# Directions
All of the lines below are to be printed again exactly; images are excluded from the output.

-- start of Provided material --

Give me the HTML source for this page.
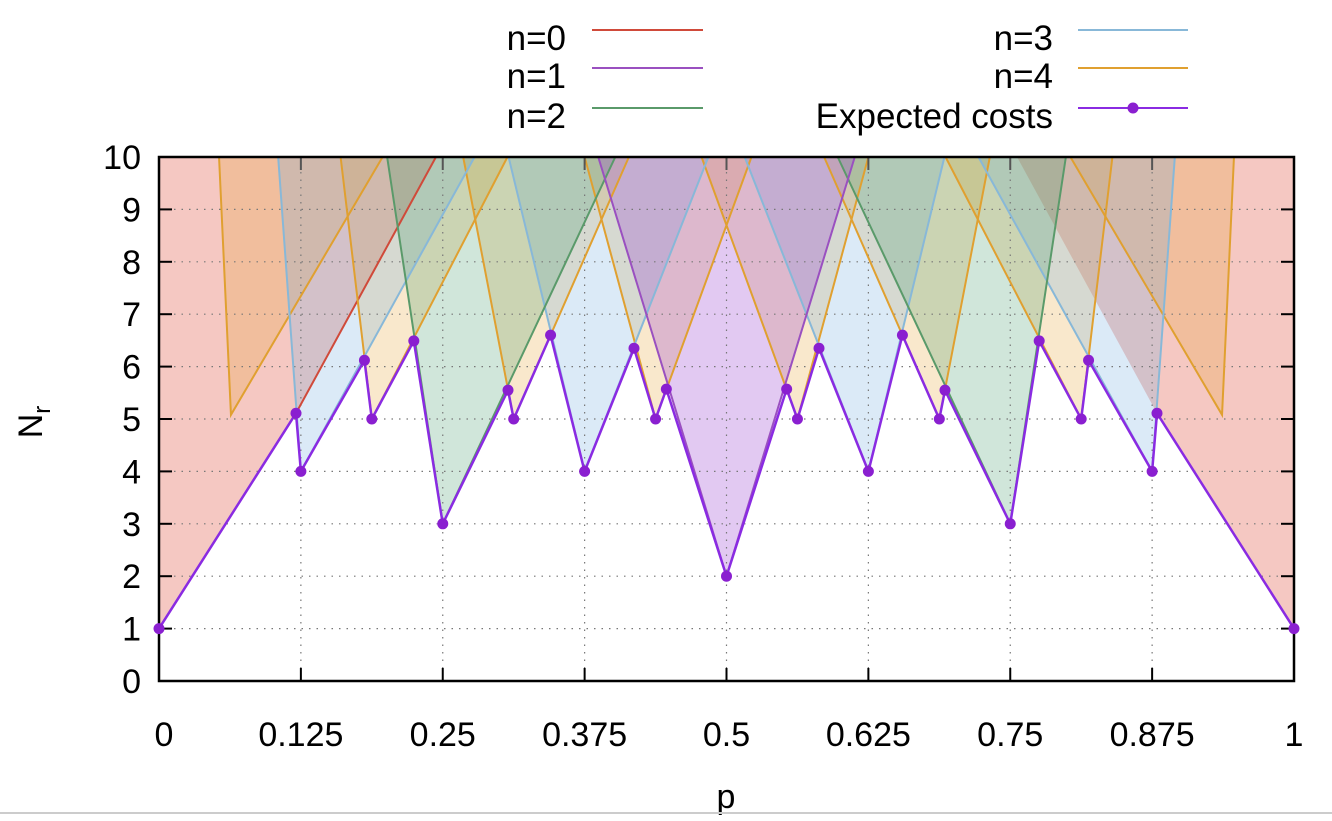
<!DOCTYPE html>
<html><head><meta charset="utf-8"><style>
body{margin:0;background:#fff;width:1332px;height:816px;overflow:hidden;font-family:"Liberation Sans",sans-serif}
svg text{font-family:"Liberation Sans",sans-serif;fill:#000}
</style></head><body>
<svg id="chart" width="1332" height="816" xmlns="http://www.w3.org/2000/svg">
<g id="fills"></g>
<g id="grid"></g>
<g id="lines"></g>
<g id="axes"></g>
<g id="exp"></g>
<g id="legend"></g>
<text x="726" y="808" font-size="34" text-anchor="middle">p</text>
<text transform="translate(42,422) rotate(-90)" font-size="34" text-anchor="middle">N<tspan font-size="24" dy="8">r</tspan></text>
<line x1="0" y1="813" x2="1332" y2="813" stroke="#ccc" stroke-width="2"/>
</svg>
<script>
const xTicks=[0,0.125,0.25,0.375,0.5,0.625,0.75,0.875,1];
const xTickLabels=["0","0.125","0.25","0.375","0.5","0.625","0.75","0.875","1"];
const yTicks=[0,1,2,3,4,5,6,7,8,9,10];
const expP=[0,.1207,.125,.181,.1875,.2245,.25,.3075,.3125,.345,.375,.4185,.4375,.447,.5,.553,.5625,.5815,.625,.655,.6875,.6925,.75,.7755,.8125,.819,.875,.8793,1];
const expN=[1,5.11,4,6.12,5,6.49,3,5.55,5,6.6,4,6.35,5,5.57,2,5.57,5,6.35,4,6.6,5,5.55,3,6.49,5,6.12,4,5.11,1];
// regions: each V = [leftTopP, vertexP, vertexN, rightTopP]
const n0=[[0,0,1,0.244],[0.756,1,1,1]];
const n0Knee=[0.1207,5.11];
const n1=[[0.387,0.5,2,0.613]];
const n2=[[0.201,0.25,3,0.402],[0.598,0.75,3,0.799]];
const n3=[[0.105,0.125,4,0.278],[0.308,0.375,4,0.484],[0.516,0.625,4,0.692],[0.722,0.875,4,0.895]];
const n4=[[0.0529,0.0634,5.08,0.197],[0.160,0.1875,5,0.307],[0.268,0.3125,5,0.414],[0.375,0.4375,5,0.522],[0.478,0.5625,5,0.625],[0.586,0.6875,5,0.732],[0.693,0.8125,5,0.840],[0.803,0.9366,5.08,0.9471]];
const X=p=>159+p*1135, Y=n=>681-n*52.4;
const NS='http://www.w3.org/2000/svg';
function mk(tag,parent,attrs){const e=document.createElementNS(NS,tag);for(const k in attrs)e.setAttribute(k,attrs[k]);document.getElementById(parent).appendChild(e);return e;}
const series=[[n0,'rgba(225,85,65,0.32)','#d04a3a','n0'],[n4,'rgba(232,160,40,0.24)','#e0a030','n4'],[n3,'rgba(110,170,225,0.25)','#88b8d8','n3'],[n2,'rgba(60,150,100,0.24)','#5a9a6a','n2'],[n1,'rgba(150,60,210,0.28)','#9a50c0','n1']];
series.forEach(([vs,fill,stroke,nm])=>{
  vs.forEach((v,i)=>{
    let pts,ls;
    if(nm==='n0'){
      if(i===0){pts=[[0,10],[0,1],n0Knee,[v[3],10]];ls=[[0,1],n0Knee,[v[3],10]];}
      else{pts=[[v[0],10],[1-n0Knee[0],n0Knee[1]],[1,1],[1,10]];ls=null;}
    } else {pts=[[v[0],10],[v[1],v[2]],[v[3],10]];ls=pts;}
    const s=pts.map(q=>X(q[0])+','+Y(q[1])).join(' ');
    const f=mk('polygon','fills',{points:s,fill:fill});
    
    
    if(ls){const l=mk('polyline','lines',{points:ls.map(q=>X(q[0])+','+Y(q[1])).join(' '),fill:'none',stroke:stroke,'stroke-width':2});
    
    }
  });
});
yTicks.forEach(t=>{
  if(t>0&&t<10){const g=mk('line','grid',{x1:159,x2:1294,y1:Y(t),y2:Y(t),stroke:'#777','stroke-width':1.2,'stroke-dasharray':'1.5,6'});
  
  }
  const tk=mk('line','axes',{x1:159,x2:172,y1:Y(t),y2:Y(t),stroke:'#000','stroke-width':2});
  
  
  const tk2=mk('line','axes',{x1:1281,x2:1294,y1:Y(t),y2:Y(t),stroke:'#000','stroke-width':2});
  
  
  const tx=mk('text','axes',{x:141,y:Y(t)+12,'font-size':34,'text-anchor':'end'});
  tx.textContent=t;
  
  
});
xTicks.forEach((t,i)=>{
  if(t>0&&t<1){const g=mk('line','grid',{x1:X(t),x2:X(t),y1:157,y2:681,stroke:'#777','stroke-width':1.2,'stroke-dasharray':'1.5,6'});
  
  }
  const tk=mk('line','axes',{x1:X(t),x2:X(t),y1:668,y2:681,stroke:'#000','stroke-width':2});
  
  
  const tk2=mk('line','axes',{x1:X(t),x2:X(t),y1:157,y2:170,stroke:'#555','stroke-width':2});
  
  
  const tx=mk('text','axes',{x:X(t)+(t===0?5:0),y:746,'font-size':34,'text-anchor':'middle'});
  tx.textContent=xTickLabels[i];
  
  
});
const fr=mk('rect','axes',{x:159,y:157,width:1135,height:524,fill:'none',stroke:'#000','stroke-width':2.5});


const el=mk('polyline','exp',{points:expP.map((p,i)=>X(p)+','+Y(expN[i])).join(' '),fill:'none',stroke:'#8a2be2','stroke-width':2.5});


expP.forEach((p,i)=>{const c=mk('circle','exp',{cx:X(p),cy:Y(expN[i]),r:5.5,fill:'#8a1fd0'});

});
const leg=[['n=0',566,592,703,30,'#d04a3a',false],['n=1',566,592,703,68,'#9a50c0',false],['n=2',566,592,703,108,'#5a9a6a',false],['n=3',1053,1078,1188,30,'#88b8d8',false],['n=4',1053,1078,1188,68,'#e0a030',false],['Expected costs',1053,1078,1188,108,'#8a2be2',true]];
leg.forEach(([lab,tx,x1,x2,y,col,pt])=>{
  const t=mk('text','legend',{x:tx,y:y+20,'font-size':35,'text-anchor':'end'});t.textContent=lab;
  
  
  const l=mk('line','legend',{x1:x1,x2:x2,y1:y,y2:y,stroke:col,'stroke-width':2});
  
  
  if(pt){const c=mk('circle','legend',{cx:(x1+x2)/2,cy:y,r:5.5,fill:'#8a1fd0'});
  
  }
});
</script>
</body></html>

-- end of Provided material --

# Task answer
Give me the HTML source for this page.
<!DOCTYPE html>
<html><head><meta charset="utf-8"><style>
body{margin:0;background:#fff;width:1332px;height:816px;overflow:hidden;font-family:"Liberation Sans",sans-serif}
svg text{font-family:"Liberation Sans",sans-serif;fill:#000}
</style></head><body>
<svg id="chart" width="1332" height="816" xmlns="http://www.w3.org/2000/svg">
<g id="fills"></g>
<g id="grid"></g>
<g id="lines"></g>
<g id="axes"></g>
<g id="exp"></g>
<g id="legend"></g>
<text x="726" y="808" font-size="34" text-anchor="middle">p</text>
<text transform="translate(42,422) rotate(-90)" font-size="34" text-anchor="middle">N<tspan font-size="24" dy="8">r</tspan></text>
<line x1="0" y1="813" x2="1332" y2="813" stroke="#ccc" stroke-width="2"/>
</svg>
<script>
const xTicks=[0,0.125,0.25,0.375,0.5,0.625,0.75,0.875,1];
const xTickLabels=["0","0.125","0.25","0.375","0.5","0.625","0.75","0.875","1"];
const yTicks=[0,1,2,3,4,5,6,7,8,9,10];
const expP=[0,.1207,.125,.181,.1875,.2245,.25,.3075,.3125,.345,.375,.4185,.4375,.447,.5,.553,.5625,.5815,.625,.655,.6875,.6925,.75,.7755,.8125,.819,.875,.8793,1];
const expN=[1,5.11,4,6.12,5,6.49,3,5.55,5,6.6,4,6.35,5,5.57,2,5.57,5,6.35,4,6.6,5,5.55,3,6.49,5,6.12,4,5.11,1];
// regions: each V = [leftTopP, vertexP, vertexN, rightTopP]
const n0=[[0,0,1,0.244],[0.756,1,1,1]];
const n0Knee=[0.1207,5.11];
const n1=[[0.387,0.5,2,0.613]];
const n2=[[0.201,0.25,3,0.402],[0.598,0.75,3,0.799]];
const n3=[[0.105,0.125,4,0.278],[0.308,0.375,4,0.484],[0.516,0.625,4,0.692],[0.722,0.875,4,0.895]];
const n4=[[0.0529,0.0634,5.08,0.197],[0.160,0.1875,5,0.307],[0.268,0.3125,5,0.414],[0.375,0.4375,5,0.522],[0.478,0.5625,5,0.625],[0.586,0.6875,5,0.732],[0.693,0.8125,5,0.840],[0.803,0.9366,5.08,0.9471]];
const X=p=>159+p*1135, Y=n=>681-n*52.4;
const NS='http://www.w3.org/2000/svg';
function mk(tag,parent,attrs){const e=document.createElementNS(NS,tag);for(const k in attrs)e.setAttribute(k,attrs[k]);document.getElementById(parent).appendChild(e);return e;}
const series=[[n0,'rgba(225,85,65,0.32)','#d04a3a','n0'],[n4,'rgba(232,160,40,0.24)','#e0a030','n4'],[n3,'rgba(110,170,225,0.25)','#88b8d8','n3'],[n2,'rgba(60,150,100,0.24)','#5a9a6a','n2'],[n1,'rgba(150,60,210,0.28)','#9a50c0','n1']];
series.forEach(([vs,fill,stroke,nm])=>{
  vs.forEach((v,i)=>{
    let pts,ls;
    if(nm==='n0'){
      if(i===0){pts=[[0,10],[0,1],n0Knee,[v[3],10]];ls=[[0,1],n0Knee,[v[3],10]];}
      else{pts=[[v[0],10],[1-n0Knee[0],n0Knee[1]],[1,1],[1,10]];ls=null;}
    } else {pts=[[v[0],10],[v[1],v[2]],[v[3],10]];ls=pts;}
    const s=pts.map(q=>X(q[0])+','+Y(q[1])).join(' ');
    const f=mk('polygon','fills',{points:s,fill:fill});
    
    
    if(ls){const l=mk('polyline','lines',{points:ls.map(q=>X(q[0])+','+Y(q[1])).join(' '),fill:'none',stroke:stroke,'stroke-width':2});
    
    }
  });
});
yTicks.forEach(t=>{
  if(t>0&&t<10){const g=mk('line','grid',{x1:159,x2:1294,y1:Y(t),y2:Y(t),stroke:'#777','stroke-width':1.2,'stroke-dasharray':'1.5,6'});
  
  }
  const tk=mk('line','axes',{x1:159,x2:172,y1:Y(t),y2:Y(t),stroke:'#000','stroke-width':2});
  
  
  const tk2=mk('line','axes',{x1:1281,x2:1294,y1:Y(t),y2:Y(t),stroke:'#000','stroke-width':2});
  
  
  const tx=mk('text','axes',{x:141,y:Y(t)+12,'font-size':34,'text-anchor':'end'});
  tx.textContent=t;
  
  
});
xTicks.forEach((t,i)=>{
  if(t>0&&t<1){const g=mk('line','grid',{x1:X(t),x2:X(t),y1:157,y2:681,stroke:'#777','stroke-width':1.2,'stroke-dasharray':'1.5,6'});
  
  }
  const tk=mk('line','axes',{x1:X(t),x2:X(t),y1:668,y2:681,stroke:'#000','stroke-width':2});
  
  
  const tk2=mk('line','axes',{x1:X(t),x2:X(t),y1:157,y2:170,stroke:'#555','stroke-width':2});
  
  
  const tx=mk('text','axes',{x:X(t)+(t===0?5:0),y:746,'font-size':34,'text-anchor':'middle'});
  tx.textContent=xTickLabels[i];
  
  
});
const fr=mk('rect','axes',{x:159,y:157,width:1135,height:524,fill:'none',stroke:'#000','stroke-width':2.5});


const el=mk('polyline','exp',{points:expP.map((p,i)=>X(p)+','+Y(expN[i])).join(' '),fill:'none',stroke:'#8a2be2','stroke-width':2.5});


expP.forEach((p,i)=>{const c=mk('circle','exp',{cx:X(p),cy:Y(expN[i]),r:5.5,fill:'#8a1fd0'});

});
const leg=[['n=0',566,592,703,30,'#d04a3a',false],['n=1',566,592,703,68,'#9a50c0',false],['n=2',566,592,703,108,'#5a9a6a',false],['n=3',1053,1078,1188,30,'#88b8d8',false],['n=4',1053,1078,1188,68,'#e0a030',false],['Expected costs',1053,1078,1188,108,'#8a2be2',true]];
leg.forEach(([lab,tx,x1,x2,y,col,pt])=>{
  const t=mk('text','legend',{x:tx,y:y+20,'font-size':35,'text-anchor':'end'});t.textContent=lab;
  
  
  const l=mk('line','legend',{x1:x1,x2:x2,y1:y,y2:y,stroke:col,'stroke-width':2});
  
  
  if(pt){const c=mk('circle','legend',{cx:(x1+x2)/2,cy:y,r:5.5,fill:'#8a1fd0'});
  
  }
});
</script>
</body></html>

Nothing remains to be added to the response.